[Begin]

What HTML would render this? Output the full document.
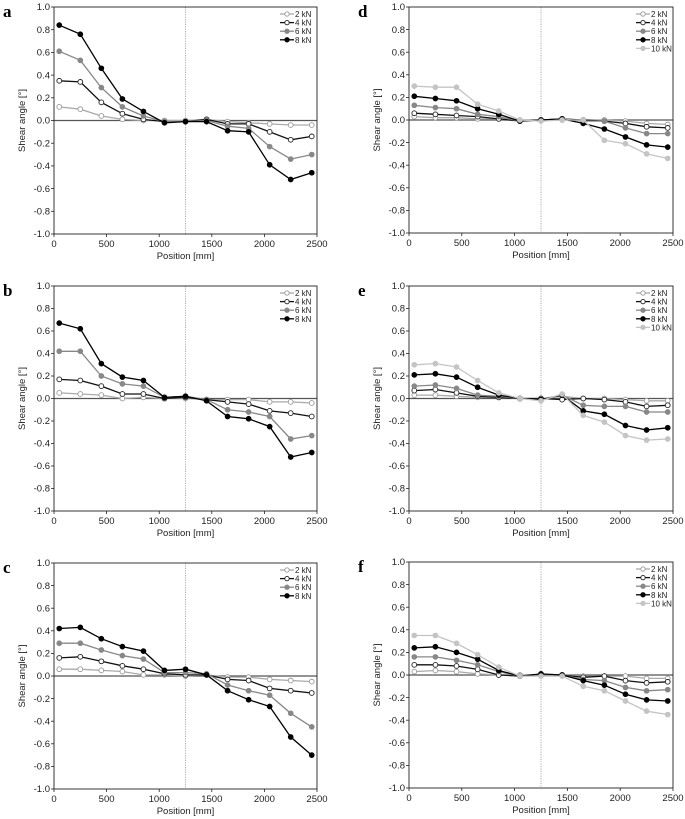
<!DOCTYPE html>
<html><head><meta charset="utf-8">
<style>
body{margin:0;background:#fff;}
svg{display:block;font-family:"Liberation Sans",Arial,sans-serif;}
</style></head>
<body>
<svg id="chart" width="685" height="819" viewBox="0 0 685 819" xmlns="http://www.w3.org/2000/svg"></svg>
<script>
const positions = [50,250,450,650,850,1050,1250,1450,1650,1850,2050,2250,2450];
const yTicks = [1.0,0.8,0.6,0.4,0.2,0.0,-0.2,-0.4,-0.6,-0.8,-1.0];
const xTicks = [0,500,1000,1500,2000,2500];
const loadsABC = ["2 kN","4 kN","6 kN","8 kN"];
const loadsDEF = ["2 kN","4 kN","6 kN","8 kN","10 kN"];

const a2 = [0.12,0.10,0.04,0.01,0.00,0.00,0.00,0.01,-0.01,-0.02,-0.03,-0.04,-0.04];
const a4 = [0.35,0.34,0.16,0.06,0.01,-0.01,-0.01,0.01,-0.03,-0.03,-0.10,-0.17,-0.14];
const a6 = [0.61,0.53,0.29,0.12,0.04,-0.01,-0.01,0.00,-0.05,-0.07,-0.23,-0.34,-0.30];
const a8 = [0.84,0.76,0.46,0.19,0.08,-0.02,-0.01,-0.01,-0.09,-0.10,-0.39,-0.52,-0.46];

const b2 = [0.05,0.04,0.03,0.00,0.01,0.00,0.00,-0.01,-0.01,-0.01,-0.03,-0.03,-0.04];
const b4 = [0.17,0.16,0.11,0.04,0.04,0.00,0.01,-0.01,-0.03,-0.05,-0.11,-0.13,-0.16];
const b6 = [0.42,0.42,0.20,0.13,0.11,0.01,0.02,-0.01,-0.10,-0.12,-0.16,-0.36,-0.33];
const b8 = [0.67,0.62,0.31,0.19,0.16,0.01,0.02,-0.02,-0.16,-0.18,-0.25,-0.52,-0.48];

const c2 = [0.06,0.06,0.05,0.04,0.01,0.01,0.00,0.01,-0.01,-0.01,-0.03,-0.04,-0.05];
const c4 = [0.16,0.17,0.13,0.09,0.06,0.02,0.01,0.01,-0.03,-0.04,-0.11,-0.13,-0.15];
const c6 = [0.29,0.29,0.23,0.18,0.15,0.03,0.03,0.02,-0.08,-0.13,-0.17,-0.33,-0.45];
const c8 = [0.42,0.43,0.33,0.26,0.22,0.05,0.06,0.01,-0.13,-0.21,-0.27,-0.54,-0.70];

const d2 = [0.03,0.02,0.02,0.01,0.01,0.00,0.00,0.00,0.00,0.00,-0.01,-0.03,-0.04];
const d4 = [0.06,0.05,0.04,0.03,0.01,-0.01,0.00,0.01,0.00,-0.01,-0.03,-0.06,-0.07];
const d6 = [0.13,0.11,0.10,0.05,0.03,-0.01,0.00,0.01,-0.01,-0.01,-0.07,-0.12,-0.12];
const d8 = [0.21,0.19,0.17,0.10,0.05,-0.01,0.00,0.01,-0.03,-0.08,-0.15,-0.22,-0.24];
const d10 = [0.30,0.29,0.29,0.14,0.08,0.00,-0.01,0.00,0.00,-0.18,-0.21,-0.30,-0.34];

const e2 = [0.03,0.03,0.02,0.01,0.01,0.00,0.00,0.02,0.00,0.00,-0.01,-0.02,-0.02];
const e4 = [0.07,0.08,0.05,0.02,0.01,0.00,0.00,-0.01,0.00,-0.01,-0.03,-0.07,-0.06];
const e6 = [0.11,0.12,0.09,0.03,0.02,0.00,-0.01,0.03,-0.06,-0.07,-0.07,-0.12,-0.12];
const e8 = [0.21,0.22,0.19,0.10,0.03,0.00,-0.01,0.03,-0.11,-0.14,-0.24,-0.28,-0.26];
const e10 = [0.30,0.31,0.28,0.16,0.05,0.00,-0.02,0.04,-0.15,-0.21,-0.33,-0.37,-0.36];

const f2 = [0.03,0.04,0.03,0.01,0.00,0.00,0.00,0.00,-0.01,-0.01,-0.01,-0.03,-0.03];
const f4 = [0.09,0.09,0.08,0.05,0.00,-0.01,0.00,0.00,-0.02,-0.01,-0.05,-0.07,-0.06];
const f6 = [0.16,0.16,0.13,0.09,0.03,-0.01,0.00,0.00,-0.04,-0.05,-0.11,-0.14,-0.13];
const f8 = [0.24,0.25,0.20,0.14,0.04,-0.01,0.01,0.00,-0.05,-0.09,-0.17,-0.22,-0.23];
const f10 = [0.35,0.35,0.28,0.18,0.07,-0.01,-0.01,-0.01,-0.10,-0.14,-0.23,-0.32,-0.35];

const STY = [
  {line:"#aaaaaa", fill:"#fff", stroke:"#999"},
  {line:"#111", fill:"#fff", stroke:"#222"},
  {line:"#888", fill:"#888", stroke:"#888"},
  {line:"#000", fill:"#000", stroke:"#000"},
  {line:"#c4c4c4", fill:"#c4c4c4", stroke:"#c4c4c4"}
];

const panels = [
  {id:"a", L:54, R:317, T:7, B:234, series:[a2,a4,a6,a8], labels:loadsABC},
  {id:"b", L:54, R:317, T:286, B:511, series:[b2,b4,b6,b8], labels:loadsABC},
  {id:"c", L:54, R:317, T:563, B:789, series:[c2,c4,c6,c8], labels:loadsABC},
  {id:"d", L:409, R:673, T:7, B:233, series:[d2,d4,d6,d8,d10], labels:loadsDEF},
  {id:"e", L:409, R:673, T:286, B:511, series:[e2,e4,e6,e8,e10], labels:loadsDEF},
  {id:"f", L:409, R:673, T:562, B:788, series:[f2,f4,f6,f8,f10], labels:loadsDEF}
];

const svg = document.getElementById("chart");
const NS = "http://www.w3.org/2000/svg";
function mk(tag, attrs, parent, text){
  const el = document.createElementNS(NS, tag);
  for (const k in attrs) el.setAttribute(k, attrs[k]);
  if (text !== undefined) el.textContent = text;
  parent.appendChild(el);
  return el;
}

panels.forEach(p => {
  const g = mk("g", {}, svg);
  
  
  const xs = v => p.L + (v/2500)*(p.R-p.L);
  const ys = v => p.T + (1 - v)/2*(p.B-p.T);

  const lab = mk("text", {x:p.L-51, y:p.T+10, "font-family":"Liberation Serif,serif", "font-weight":"bold", "font-size":"17"}, g, p.id);
  
  

  // dotted center line
  const vl = mk("line", {x1:xs(1250), x2:xs(1250), y1:p.T, y2:p.B, stroke:"#999", "stroke-width":"0.8", "stroke-dasharray":"1.2,1.2"}, g);
  
  
  // zero line
  const zl = mk("line", {x1:p.L, x2:p.R, y1:ys(0), y2:ys(0), stroke:"#555", "stroke-width":"1.3"}, g);
  
  

  // frame
  const fr = mk("rect", {x:p.L, y:p.T, width:p.R-p.L, height:p.B-p.T, fill:"none", stroke:"#222", "stroke-width":"0.9"}, g);
  
  

  yTicks.forEach(t => {
    const y = ys(t);
    mk("line", {x1:p.L-3, x2:p.L, y1:y, y2:y, stroke:"#222", "stroke-width":"0.8"}, g);
    const tl = mk("text", {x:p.L-4, y:y+3.2, "text-anchor":"end", "font-size":"9.5", fill:"#222"}, g, t.toFixed(1));
    
    
  });
  xTicks.forEach(t => {
    const x = xs(t);
    mk("line", {x1:x, x2:x, y1:p.B, y2:p.B+3, stroke:"#222", "stroke-width":"0.8"}, g);
    const tl = mk("text", {x:x, y:p.B+13, "text-anchor":"middle", "font-size":"9.5", fill:"#222"}, g, String(t));
    
    
  });
  const xt = mk("text", {x:(p.L+p.R)/2, y:p.B+25, "text-anchor":"middle", "font-size":"9.5", fill:"#222"}, g, "Position [mm]");
  
  
  const cy = ys(0);
  const yt = mk("text", {x:p.L-29, y:cy, "text-anchor":"middle", "font-size":"9.5", fill:"#222", transform:`rotate(-90 ${p.L-29} ${cy})`}, g, "Shear angle [°]");
  
  

  p.series.forEach((vals, i) => {
    const st = STY[i];
    const sg = mk("g", {}, g);
    
    
    const pts = vals.map((v,j) => xs(positions[j]).toFixed(1)+","+ys(v).toFixed(1)).join(" ");
    const pl = mk("polyline", {points:pts, fill:"none", stroke:st.line, "stroke-width":"1.3"}, sg);
    
    
    vals.forEach((v,j) => {
      const c = mk("circle", {cx:xs(positions[j]), cy:ys(v), r:2.4, fill:st.fill, stroke:st.stroke, "stroke-width":"0.9"}, sg);
      
      
    });
  });

  // legend
  const lg = mk("g", {}, g);
  
  
  const lx = p.R - 37, ly0 = p.T + 7;
  p.labels.forEach((name, i) => {
    const st = STY[i];
    const y = ly0 + i*8.6;
    const le = mk("g", {}, lg);
    
    
    mk("line", {x1:lx, x2:lx+14, y1:y, y2:y, stroke:st.line, "stroke-width":"1.3"}, le);
    mk("circle", {cx:lx+7, cy:y, r:2.2, fill:st.fill, stroke:st.stroke, "stroke-width":"0.9"}, le);
    mk("text", {x:lx+15, y:y+3, "font-size":"8", fill:"#222"}, le, name);
  });
});
</script>
</body></html>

[End]

▸ **WHAT IS BEING ASKED**
From the listing, copy every line where the string "document" appears.

▸ **ANSWER TO THIS TASK**
What HTML would render this? Output the full document.
const svg = document.getElementById("chart");
  const el = document.createElementNS(NS, tag);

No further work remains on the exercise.